Par ailleurs, une autre question fait débat : pour ce qui est de la garantie de conformité, le
PPE souhaite s’en tenir à six mois, contrairement à la France.
Camille Beurdeley, GIFAM –déléguée générale.
Je n’ai pas bien compris. Voulez-vous dire que le deuxième tiret du point 17 a disparu ?
Car il me semble que vous évoquez dans le rapport une garantie de 5 ans pour le gros
électroménager.
Pascal Durand.
Il nous est interdit de donner des précisions formelles sur la garantie. Nous avons rédigé
un texte générique, indiquant que les garanties des consommateurs devront être, au moins
maintenues, voire améliorées dans le cadre des futures législations.
Camille Beurdeley.
Le rapport a donc évolué.
Pascal Durand.
Oui, et il évolue régulièrement, puisque nous avons encore eu des discussions hier soir.

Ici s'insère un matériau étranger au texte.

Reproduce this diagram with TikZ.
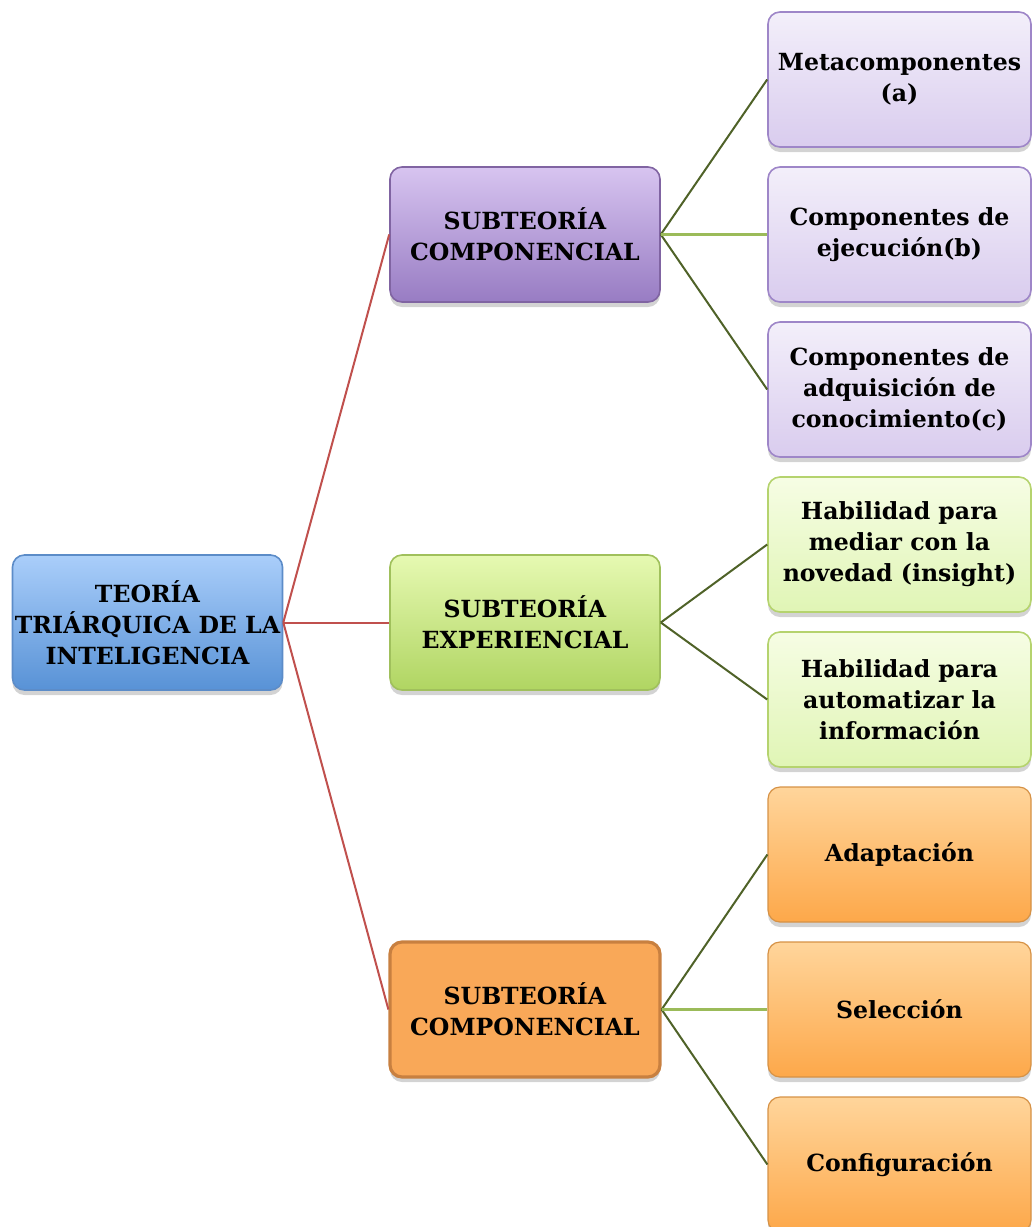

C’est la raison pour laquelle je souhaitais apporter cette précision. Vous saurez tout sur la
manière dont ce rapport se négocie. J’ai failli perdre le soutien des socialistes, lorsque la
droite a voulu supprimer du rapport des questions qu’elle estime être siennes. Nous
faisons donc sans cesse le grand écart et tentons de leur expliquer qu’il s’agit d’un sujet
suffisamment important pour ne pas se comporter comme dans une cour d’école.